## start EXTRACTED ENTRIES

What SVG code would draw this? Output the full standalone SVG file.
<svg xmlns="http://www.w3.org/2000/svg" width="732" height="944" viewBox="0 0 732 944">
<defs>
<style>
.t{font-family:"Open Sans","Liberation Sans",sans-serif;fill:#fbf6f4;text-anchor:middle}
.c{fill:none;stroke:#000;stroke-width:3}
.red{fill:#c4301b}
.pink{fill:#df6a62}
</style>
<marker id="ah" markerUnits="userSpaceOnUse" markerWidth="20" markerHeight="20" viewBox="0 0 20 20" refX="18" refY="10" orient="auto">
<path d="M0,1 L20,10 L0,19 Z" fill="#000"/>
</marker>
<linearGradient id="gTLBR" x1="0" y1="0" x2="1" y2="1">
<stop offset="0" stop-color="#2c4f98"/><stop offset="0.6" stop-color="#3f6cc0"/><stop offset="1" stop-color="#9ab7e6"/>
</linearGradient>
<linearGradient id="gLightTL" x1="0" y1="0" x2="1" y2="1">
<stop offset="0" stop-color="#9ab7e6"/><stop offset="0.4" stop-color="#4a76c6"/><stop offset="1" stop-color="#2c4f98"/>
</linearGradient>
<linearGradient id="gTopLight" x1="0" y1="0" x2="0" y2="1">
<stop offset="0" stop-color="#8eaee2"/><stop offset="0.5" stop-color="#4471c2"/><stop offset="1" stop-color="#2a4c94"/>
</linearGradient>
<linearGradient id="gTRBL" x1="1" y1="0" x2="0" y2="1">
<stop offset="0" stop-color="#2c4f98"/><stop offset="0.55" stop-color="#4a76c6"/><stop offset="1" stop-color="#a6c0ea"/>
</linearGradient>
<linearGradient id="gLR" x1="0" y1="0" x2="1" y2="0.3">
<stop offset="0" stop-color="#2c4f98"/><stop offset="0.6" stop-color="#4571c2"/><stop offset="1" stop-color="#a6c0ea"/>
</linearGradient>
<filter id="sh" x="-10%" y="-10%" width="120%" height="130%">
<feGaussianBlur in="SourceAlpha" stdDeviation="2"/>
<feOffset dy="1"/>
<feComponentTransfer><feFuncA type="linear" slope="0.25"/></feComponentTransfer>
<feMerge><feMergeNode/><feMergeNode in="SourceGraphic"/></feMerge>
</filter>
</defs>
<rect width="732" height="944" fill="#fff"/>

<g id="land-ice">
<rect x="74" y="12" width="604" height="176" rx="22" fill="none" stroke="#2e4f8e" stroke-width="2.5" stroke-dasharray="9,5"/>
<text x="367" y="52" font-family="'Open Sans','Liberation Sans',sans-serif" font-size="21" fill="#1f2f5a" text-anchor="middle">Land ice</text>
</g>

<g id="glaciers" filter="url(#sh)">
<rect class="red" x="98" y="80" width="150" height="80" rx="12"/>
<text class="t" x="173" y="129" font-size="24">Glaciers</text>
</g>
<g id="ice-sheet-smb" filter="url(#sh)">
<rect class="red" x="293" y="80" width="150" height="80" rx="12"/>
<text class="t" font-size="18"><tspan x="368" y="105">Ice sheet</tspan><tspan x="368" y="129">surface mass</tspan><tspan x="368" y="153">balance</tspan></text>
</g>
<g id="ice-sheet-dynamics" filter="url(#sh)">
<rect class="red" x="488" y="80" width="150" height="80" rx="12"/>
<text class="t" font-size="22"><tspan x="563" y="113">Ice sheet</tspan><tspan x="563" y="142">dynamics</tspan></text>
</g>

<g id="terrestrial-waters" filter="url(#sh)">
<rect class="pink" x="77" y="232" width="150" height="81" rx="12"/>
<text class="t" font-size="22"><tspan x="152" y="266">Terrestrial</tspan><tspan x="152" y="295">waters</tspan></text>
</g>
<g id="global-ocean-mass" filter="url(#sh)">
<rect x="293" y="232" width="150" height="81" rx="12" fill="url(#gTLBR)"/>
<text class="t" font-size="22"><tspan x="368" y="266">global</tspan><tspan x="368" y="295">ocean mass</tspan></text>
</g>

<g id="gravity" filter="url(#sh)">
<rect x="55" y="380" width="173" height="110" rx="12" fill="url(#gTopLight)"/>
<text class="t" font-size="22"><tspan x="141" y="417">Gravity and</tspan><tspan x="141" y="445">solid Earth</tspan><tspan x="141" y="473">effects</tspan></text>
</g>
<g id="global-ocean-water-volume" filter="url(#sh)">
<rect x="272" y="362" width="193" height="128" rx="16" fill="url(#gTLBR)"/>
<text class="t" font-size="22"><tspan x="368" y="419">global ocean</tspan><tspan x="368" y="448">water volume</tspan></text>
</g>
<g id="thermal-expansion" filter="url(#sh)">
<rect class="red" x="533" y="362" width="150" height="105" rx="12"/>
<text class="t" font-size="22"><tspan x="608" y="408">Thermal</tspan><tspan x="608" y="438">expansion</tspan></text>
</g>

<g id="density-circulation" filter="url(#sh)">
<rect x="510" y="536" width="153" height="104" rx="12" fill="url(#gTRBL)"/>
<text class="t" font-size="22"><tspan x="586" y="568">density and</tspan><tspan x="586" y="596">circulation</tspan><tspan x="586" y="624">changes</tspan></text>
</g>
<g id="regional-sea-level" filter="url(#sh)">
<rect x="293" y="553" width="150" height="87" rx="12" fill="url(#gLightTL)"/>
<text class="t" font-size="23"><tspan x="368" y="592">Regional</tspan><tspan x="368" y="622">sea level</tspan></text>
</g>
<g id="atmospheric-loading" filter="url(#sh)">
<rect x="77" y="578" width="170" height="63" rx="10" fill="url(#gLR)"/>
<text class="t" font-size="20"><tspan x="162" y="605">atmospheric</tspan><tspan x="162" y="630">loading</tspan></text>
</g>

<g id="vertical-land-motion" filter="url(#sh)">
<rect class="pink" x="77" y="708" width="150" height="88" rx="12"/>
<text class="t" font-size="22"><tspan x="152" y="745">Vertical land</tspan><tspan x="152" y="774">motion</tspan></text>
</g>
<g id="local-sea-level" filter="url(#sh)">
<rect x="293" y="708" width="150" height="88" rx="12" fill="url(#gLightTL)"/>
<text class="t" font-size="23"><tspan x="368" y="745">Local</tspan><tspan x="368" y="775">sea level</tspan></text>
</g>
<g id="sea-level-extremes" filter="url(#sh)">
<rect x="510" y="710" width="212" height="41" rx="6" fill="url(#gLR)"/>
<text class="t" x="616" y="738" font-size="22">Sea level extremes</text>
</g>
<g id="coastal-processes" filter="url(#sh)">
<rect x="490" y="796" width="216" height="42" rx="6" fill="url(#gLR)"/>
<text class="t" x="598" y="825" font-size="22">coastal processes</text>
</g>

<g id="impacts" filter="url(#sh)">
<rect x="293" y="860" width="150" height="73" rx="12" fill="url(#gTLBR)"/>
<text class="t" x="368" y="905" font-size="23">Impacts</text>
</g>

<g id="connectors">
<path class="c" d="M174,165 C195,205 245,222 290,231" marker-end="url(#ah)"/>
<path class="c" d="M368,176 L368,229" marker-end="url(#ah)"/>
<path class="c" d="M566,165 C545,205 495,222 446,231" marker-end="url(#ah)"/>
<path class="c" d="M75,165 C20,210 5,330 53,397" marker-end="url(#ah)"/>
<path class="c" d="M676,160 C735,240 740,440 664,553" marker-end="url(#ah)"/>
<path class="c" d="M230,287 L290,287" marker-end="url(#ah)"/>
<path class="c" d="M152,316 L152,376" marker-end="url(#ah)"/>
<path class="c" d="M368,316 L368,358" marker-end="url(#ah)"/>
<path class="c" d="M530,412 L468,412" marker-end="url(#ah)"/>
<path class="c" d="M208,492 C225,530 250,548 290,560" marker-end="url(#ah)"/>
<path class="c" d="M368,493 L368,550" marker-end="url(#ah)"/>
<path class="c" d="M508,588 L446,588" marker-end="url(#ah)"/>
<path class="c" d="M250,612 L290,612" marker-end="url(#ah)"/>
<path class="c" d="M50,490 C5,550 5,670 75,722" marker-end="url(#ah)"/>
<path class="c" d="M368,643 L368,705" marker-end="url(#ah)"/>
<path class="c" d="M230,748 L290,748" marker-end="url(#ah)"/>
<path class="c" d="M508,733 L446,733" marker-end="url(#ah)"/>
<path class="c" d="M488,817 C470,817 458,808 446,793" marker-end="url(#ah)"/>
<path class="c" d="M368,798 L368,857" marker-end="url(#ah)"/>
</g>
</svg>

## end EXTRACTED ENTRIES
## start EXTRACTED ENTRIES

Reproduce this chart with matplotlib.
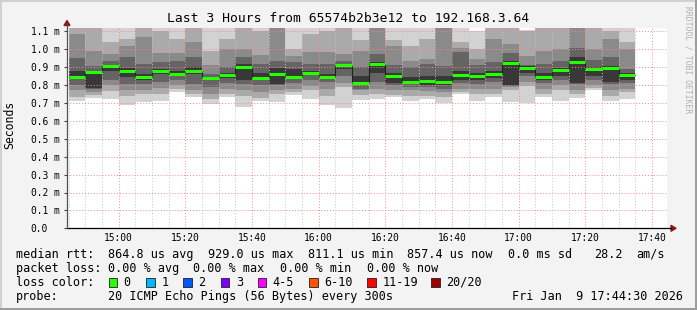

## end EXTRACTED ENTRIES

CHALLENGE: Collect the lines of the data that carry the word "this".

THE ANSWER:
What SVG code would draw this? Output the full standalone SVG file.
Reproduce this chart with matplotlib.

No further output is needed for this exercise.